To be candid, I was even more shocked 18 months or so ago, and, if I am honest about it, rank embarrassed to learn that more than 100 people employed by the House of Commons were employed on zero-hours contracts. It did not seem to have happened as a result of any democratic decision or conscious choice. They had mushroomed. They had grown like Topsy. They had simply come about almost, if you will, by accident. That seemed to me to be wrong, exploitative and indefensible. Once again, with the support of colleagues on the House of Commons Commission, I decided that that must be changed. I am equally proud to be able to tell you today that no one is employed by the House of Commons on a zero-hours contract against his or her will, and everybody who was has since been offered a minimum hours guarantee instead. That is, surely, right in terms of our culture and the message that we send as an exemplar organisation to the wider electorate.

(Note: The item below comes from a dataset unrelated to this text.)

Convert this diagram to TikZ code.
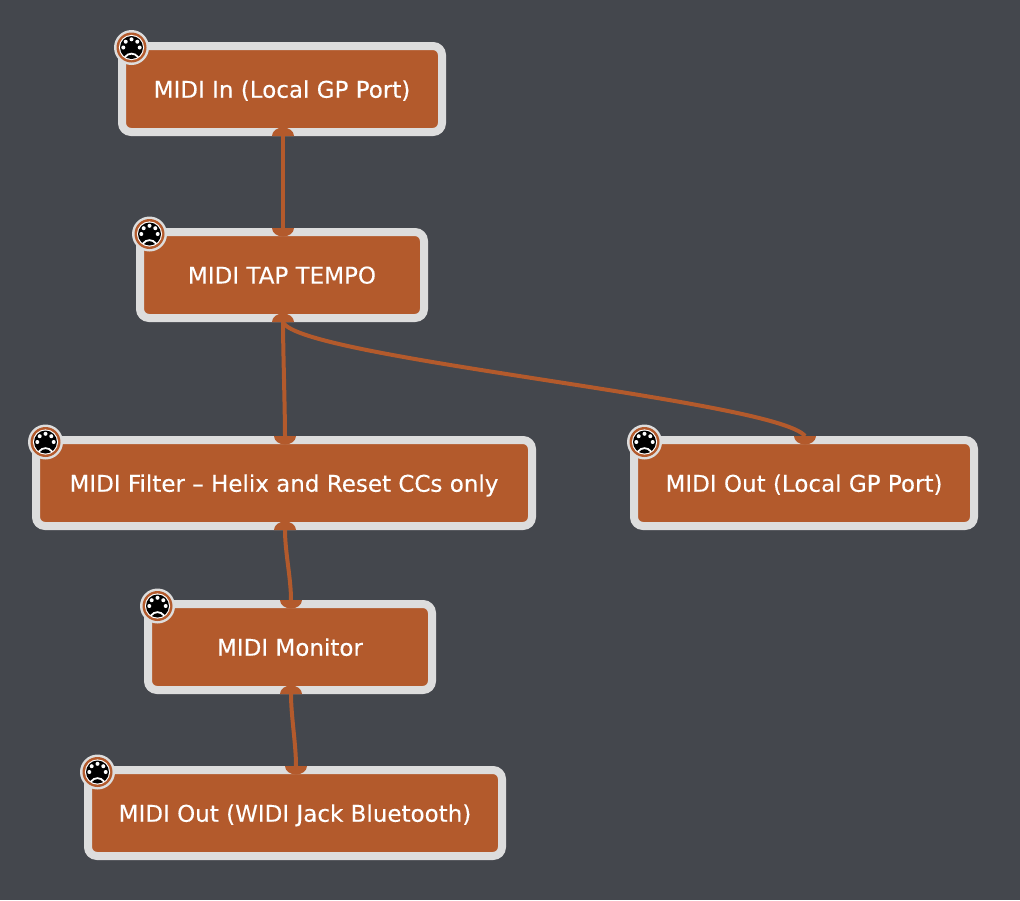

Since my election as Speaker a key theme and personal passion for me has been to build links with and to offer support to young people. For years there had been in the ether plans for the establishment of an education centre in the House of Commons, but nothing had happened. We worked at it, we developed the plans, we got the permission from the local authority, we established the make-up of the site and the contents that would go into it. I am delighted to be able to tell you that we have now opened a new state-of-the-art, cutting edge, digital, interactive Education Centre in the Palace of Westminster, which will allow more than a doubling of the young people who can come to Parliament and learn about the arduous journey to the rights and representations which we all enjoy today. That is part of the equation but it is not all that is required.

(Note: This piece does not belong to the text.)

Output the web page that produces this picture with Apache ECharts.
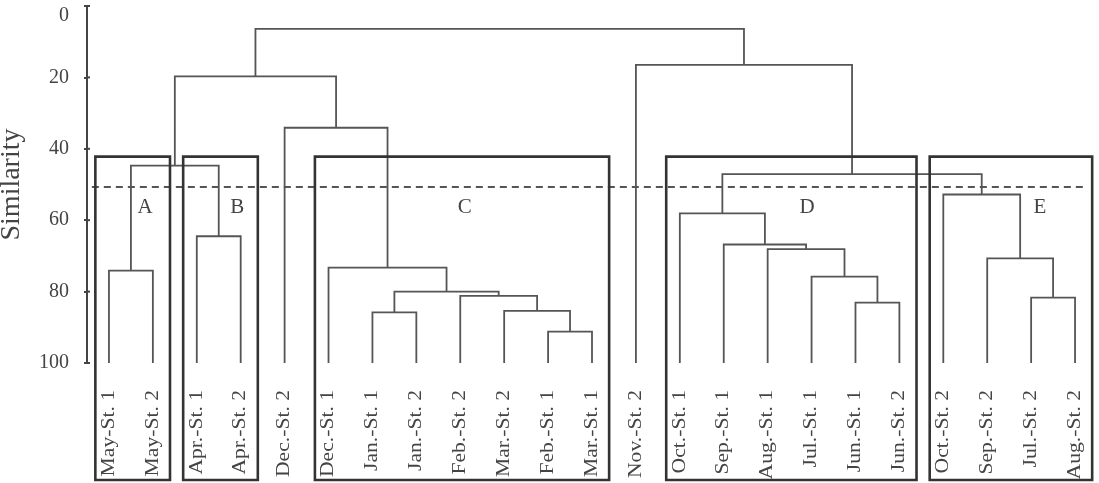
<!DOCTYPE html>
<html>
<head>
<meta charset="utf-8">
<title>Similarity dendrogram</title>
<script src="https://cdn.jsdelivr.net/npm/echarts@6/dist/echarts.min.js"></script>
<style>
    html, body { margin: 0; padding: 0; background: #fff; }
    #chart { width: 1099px; height: 483px; }
</style>
</head>
<body>
<div id="chart"></div>
<script>
    // leaves, left to right
    var leaves = ['May-St. 1', 'May-St. 2', 'Apr.-St. 1', 'Apr.-St. 2', 'Dec.-St. 2', 'Dec.-St. 1',
        'Jan.-St. 1', 'Jan.-St. 2', 'Feb.-St. 2', 'Mar.-St. 2', 'Feb.-St. 1', 'Mar.-St. 1',
        'Nov.-St. 2', 'Oct.-St. 1', 'Sep.-St. 1', 'Aug.-St. 1', 'Jul.-St. 1', 'Jun.-St. 1',
        'Jun.-St. 2', 'Oct.-St. 2', 'Sep.-St. 2', 'Jul.-St. 2', 'Aug.-St. 2'];

    // merges: [left id, right id, similarity]; ids >= leaves.length are earlier merges
    var merges = [
        [0, 1, 74.1],    // 23
        [2, 3, 64.5],    // 24
        [23, 24, 44.7],  // 25
        [10, 11, 91.2],  // 26
        [9, 26, 85.4],   // 27
        [8, 27, 81.2],   // 28
        [6, 7, 85.8],    // 29
        [29, 28, 80.0],  // 30
        [5, 30, 73.3],   // 31
        [4, 31, 34.1],   // 32
        [25, 32, 19.7],  // 33
        [17, 18, 83.1],  // 34
        [16, 34, 75.8],  // 35
        [15, 35, 68.1],  // 36
        [14, 36, 66.8],  // 37
        [13, 37, 58.1],  // 38
        [21, 22, 81.7],  // 39
        [20, 39, 70.7],  // 40
        [19, 40, 52.8],  // 41
        [38, 41, 47.1],  // 42
        [12, 42, 16.5],  // 43
        [33, 43, 6.4]    // 44
    ];

    // groups: [first leaf, last leaf]
    var groupNames = ['A', 'B', 'C', 'D', 'E'];
    var groupRanges = [[0, 1], [2, 3], [5, 11], [13, 18], [19, 22]];
    var groupTop = 42.2;
    var cutLevel = 50.7;

    var yTicks = [0, 20, 40, 60, 80, 100];

    // build the U links from the merge table
    var nodeX = leaves.map(function (l, i) { return i; });
    var nodeH = leaves.map(function () { return 100; });
    var links = [];
    merges.forEach(function (m) {
        var a = m[0], b = m[1], h = m[2];
        links.push([nodeX[a], nodeH[a], nodeX[b], nodeH[b], h]);
        nodeX.push((nodeX[a] + nodeX[b]) / 2);
        nodeH.push(h);
    });

    var boxData = groupRanges.map(function (r, i) { return [r[0], r[1], groupTop, i]; });
    var labelAt = [0.82, 2.92, 8.1, 15.9, 21.2];   // where the letter sits in each box
    var leafData = leaves.map(function (name, i) { return [i, 100, name]; });
    var tickData = yTicks.map(function (v) { return [-0.5, v]; });

    var textColor = '#444';
    var font = '"Liberation Serif", "DejaVu Serif", serif';

    var myChart = echarts.init(document.getElementById('chart'));
    myChart.setOption({
        animation: false,
        grid: { left: 87, right: 2, top: 6, bottom: 120, outerBoundsMode: 'none', containLabel: false },
        xAxis: {
            type: 'value', min: -0.5, max: 22.5, show: false
        },
        yAxis: {
            type: 'value', inverse: true, min: 0, max: 100, interval: 20,
            axisLine: { show: true, onZero: false, lineStyle: { color: '#444', width: 2 } },
            axisTick: { show: true, length: 3, lineStyle: { color: '#444', width: 2 } },
            axisLabel: {
                margin: 18, color: textColor, fontSize: 20, fontFamily: font,
                verticalAlignMinLabel: 'top'
            },
            splitLine: { show: false },
            name: 'Similarity', nameLocation: 'middle', nameGap: 61,
            nameTextStyle: { color: textColor, fontSize: 28, fontFamily: font }
        },
        series: [
            {
                // inner half of the crossing ticks
                type: 'custom',
                clip: false,
                data: tickData,
                renderItem: function (params, api) {
                    var p = api.coord([api.value(0), api.value(1)]);
                    return {
                        type: 'line',
                        shape: { x1: p[0], y1: p[1], x2: p[0] + 3, y2: p[1] },
                        style: { stroke: '#444', lineWidth: 2 }
                    };
                }
            },
            {
                // dendrogram links
                type: 'custom',
                clip: false,
                data: links,
                renderItem: function (params, api) {
                    var x1 = api.value(0), y1 = api.value(1), x2 = api.value(2), y2 = api.value(3), h = api.value(4);
                    return {
                        type: 'polyline',
                        shape: { points: [api.coord([x1, y1]), api.coord([x1, h]), api.coord([x2, h]), api.coord([x2, y2])] },
                        style: { stroke: '#555', lineWidth: 1.8, fill: null }
                    };
                }
            },
            {
                // cut line
                type: 'custom',
                clip: false,
                data: [[-0.39, 22.23, cutLevel]],
                renderItem: function (params, api) {
                    var p1 = api.coord([api.value(0), api.value(2)]);
                    var p2 = api.coord([api.value(1), api.value(2)]);
                    return {
                        type: 'line',
                        shape: { x1: p1[0], y1: p1[1], x2: p2[0], y2: p2[1] },
                        style: { stroke: '#555', lineWidth: 2, lineDash: [7, 5] }
                    };
                }
            },
            {
                // group boxes
                type: 'custom',
                clip: false,
                data: boxData,
                renderItem: function (params, api) {
                    var i = api.value(3);
                    var tl = api.coord([api.value(0) - 0.31, api.value(2)]);
                    var br = api.coord([api.value(1) + 0.39, 100]);
                    var bottom = api.getHeight() - 3;
                    var lab = api.coord([labelAt[i], 56.3]);
                    return {
                        type: 'group',
                        children: [{
                            type: 'rect',
                            shape: { x: tl[0], y: tl[1], width: br[0] - tl[0], height: bottom - tl[1] },
                            style: { stroke: '#333', lineWidth: 2.6, fill: null }
                        }, {
                            type: 'text',
                            x: lab[0], y: lab[1],
                            style: {
                                text: groupNames[i], fill: textColor, fontSize: 21, fontFamily: font,
                                align: 'center', verticalAlign: 'middle'
                            }
                        }]
                    };
                }
            },
            {
                // leaf labels, reading bottom to top
                type: 'custom',
                clip: false,
                data: leafData,
                renderItem: function (params, api) {
                    var p = api.coord([api.value(0), api.value(1)]);
                    return {
                        type: 'text',
                        x: p[0], y: p[1] + 27,
                        rotation: Math.PI / 2,
                        scaleX: 1.2,
                        style: {
                            text: leaves[params.dataIndex], fill: textColor, fontSize: 18, fontFamily: font,
                            align: 'right', verticalAlign: 'middle'
                        }
                    };
                }
            }
        ]
    });
</script>
</body>
</html>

Again, back in 2009, I said, in standing for Speaker, that I wanted to build a good relationship with the UK Youth Parliament. Every year since 2009 it has been my privilege to go to the UK Youth Parliament Annual Conference, wherever it has taken place in the country, to talk to and hear from young people, because they are the future of our democracy and, in a very real sense, the future of our country. Similarly, every year I have been proud to chair the proceedings of the UK Youth Parliament on a non-sitting Friday in the Chamber of the House of Commons. I do that, which I regard as an honour, for two reasons. First, because I want to offer that supportive encouragement to young people and, secondly, Congress, because I believe very simply that if we in Parliament want to be respected by young people, we have to show some respect for young people. Respect is not an automatic right. It is an earned entitlement or, to put it another way, respect is a two-way street.

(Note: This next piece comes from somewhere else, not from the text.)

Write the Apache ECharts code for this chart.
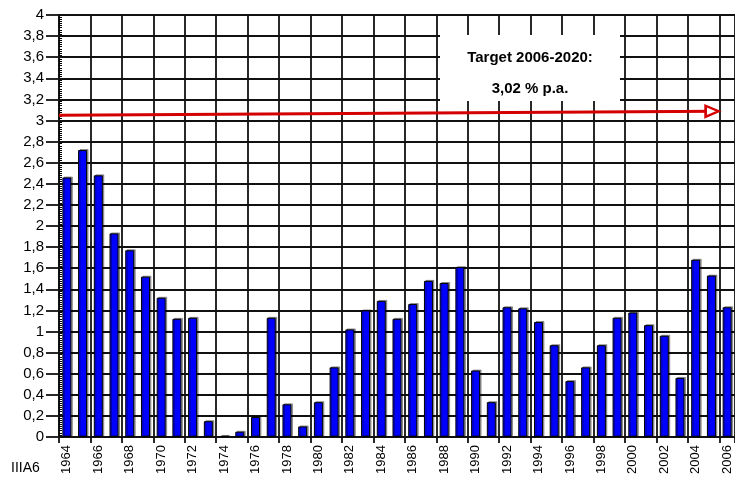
<!DOCTYPE html>
<html>
<head>
<meta charset="utf-8">
<script src="https://cdn.jsdelivr.net/npm/echarts@6/dist/echarts.min.js"></script>
<style>
  html, body { margin: 0; padding: 0; background: #fff; }
  #chart { width: 735px; height: 481px; }
</style>
</head>
<body>
<div id="chart"></div>
<script>
// years on the x axis
const years = [];
for (let y = 1964; y <= 2006; y++) years.push(String(y));

// annual values
const values = [
  2.46, 2.72, 2.48, 1.93, 1.77, 1.52, 1.32, 1.12, 1.13, 0.15,
  0.01, 0.05, 0.19, 1.13, 0.31, 0.10, 0.33, 0.66, 1.02, 1.20,
  1.29, 1.12, 1.26, 1.48, 1.46, 1.61, 0.63, 0.33, 1.23, 1.22,
  1.09, 0.87, 0.53, 0.66, 0.87, 1.13, 1.18, 1.06, 0.96, 0.56,
  1.68, 1.53, 1.23
];

// target arrow (start / end on a 0..43 scale across the plot)
const arrowStart = [0, 3.05];
const arrowEnd = [41.8, 3.087];

const targetTitle = 'Target 2006-2020:';
const targetValue = '3,02 % p.a.';
const sourceLabel = 'IIIA6';

const fontFamily = 'Arial, "Liberation Sans", sans-serif';
const gridLine = { color: '#111', width: 1.8 };

const chart = echarts.init(document.getElementById('chart'));

chart.setOption({
  animation: false,
  backgroundColor: '#fff',
  grid: { left: 59, top: 15, bottom: 44, right: -6, containLabel: false },
  xAxis: [{
    type: 'category',
    data: years,
    boundaryGap: true,
    axisLine: { lineStyle: gridLine },
    axisTick: { show: true, interval: 1, length: 6, lineStyle: gridLine },
    axisLabel: {
      interval: 1, rotate: 90, color: '#000', fontSize: 13, fontFamily: fontFamily, margin: 8
    },
    splitLine: { show: true, interval: 1, lineStyle: gridLine }
  }, {
    type: 'value',
    min: 0, max: 43,
    show: false
  }],
  yAxis: [{
    type: 'value',
    min: 0, max: 4, interval: 0.2,
    axisLine: { show: true, lineStyle: gridLine },
    axisTick: { show: true, length: 13, lineStyle: gridLine },
    axisLabel: {
      color: '#000', fontSize: 15, fontFamily: fontFamily, margin: 15,
      formatter: v => String(+v.toFixed(1)).replace('.', ',')
    },
    splitLine: { show: true, lineStyle: gridLine }
  }, {
    type: 'value',
    position: 'left',
    min: 0, max: 4, interval: 0.2,
    axisLine: { show: false },
    axisTick: { show: false, inside: true },
    axisLabel: { show: false },
    splitLine: { show: false },
    minorTick: { show: true, splitNumber: 10, length: 3, lineStyle: { color: '#000', width: 1 } }
  }],
  graphic: [
    {
      type: 'rect', left: 440, top: 35, z: 50,
      shape: { width: 180, height: 66 },
      style: { fill: '#fff' }
    },
    {
      type: 'text', z: 51,
      style: { text: targetTitle, x: 530, y: 58, align: 'center', verticalAlign: 'middle',
        fill: '#000', font: 'bold 15px ' + fontFamily }
    },
    {
      type: 'text', z: 51,
      style: { text: targetValue, x: 530, y: 89, align: 'center', verticalAlign: 'middle',
        fill: '#000', font: 'bold 15px ' + fontFamily }
    },
    {
      type: 'text', z: 51,
      style: { text: sourceLabel, x: 11, y: 468, verticalAlign: 'middle',
        fill: '#000', font: '14px ' + fontFamily }
    }
  ],
  series: [{
    type: 'bar',
    data: values,
    barWidth: 9,
    itemStyle: {
      color: '#0000ff', borderColor: '#000', borderWidth: 1,
      shadowColor: 'rgba(0,0,0,0.35)', shadowOffsetX: 1.5, shadowOffsetY: -1
    },
    z: 3
  }, {
    type: 'line',
    xAxisIndex: 1,
    data: [],
    z: 40,
    markLine: {
      silent: true,
      symbol: ['none', 'none'],
      lineStyle: { color: '#d40000', width: 3, type: 'solid' },
      label: { show: false },
      data: [[{ coord: arrowStart }, { coord: arrowEnd }]]
    },
    markPoint: {
      silent: true,
      symbol: 'triangle',
      symbolSize: [11, 13],
      symbolRotate: -90,
      symbolOffset: [-4, 0],
      itemStyle: { color: '#fff', borderColor: '#d40000', borderWidth: 2.5 },
      label: { show: false },
      data: [{ coord: arrowEnd }]
    }
  }]
});
</script>
</body>
</html>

Congress, 30 years ago, when I started out in politics as a right-wing Conservative student leader, I would not have wanted to address the TUC, and, believe me, you would not have wanted to be addressed by me. Today I am proud to be here, proud to be amongst your number and proud to be your guest. I say that because I respect and admire the invaluable and precious work that you do, the work that you do in promoting fairness in the workplace and the wider work that you do in pursuit of greater equality across society as a whole.
Thank you for having me. Thank you for your patience. Thank you for your forbearance and, thank you, indeed, for your generosity of spirit. I wish you all the best, both for a successful Conference and in your activities in the year ahead. Thank you very much indeed.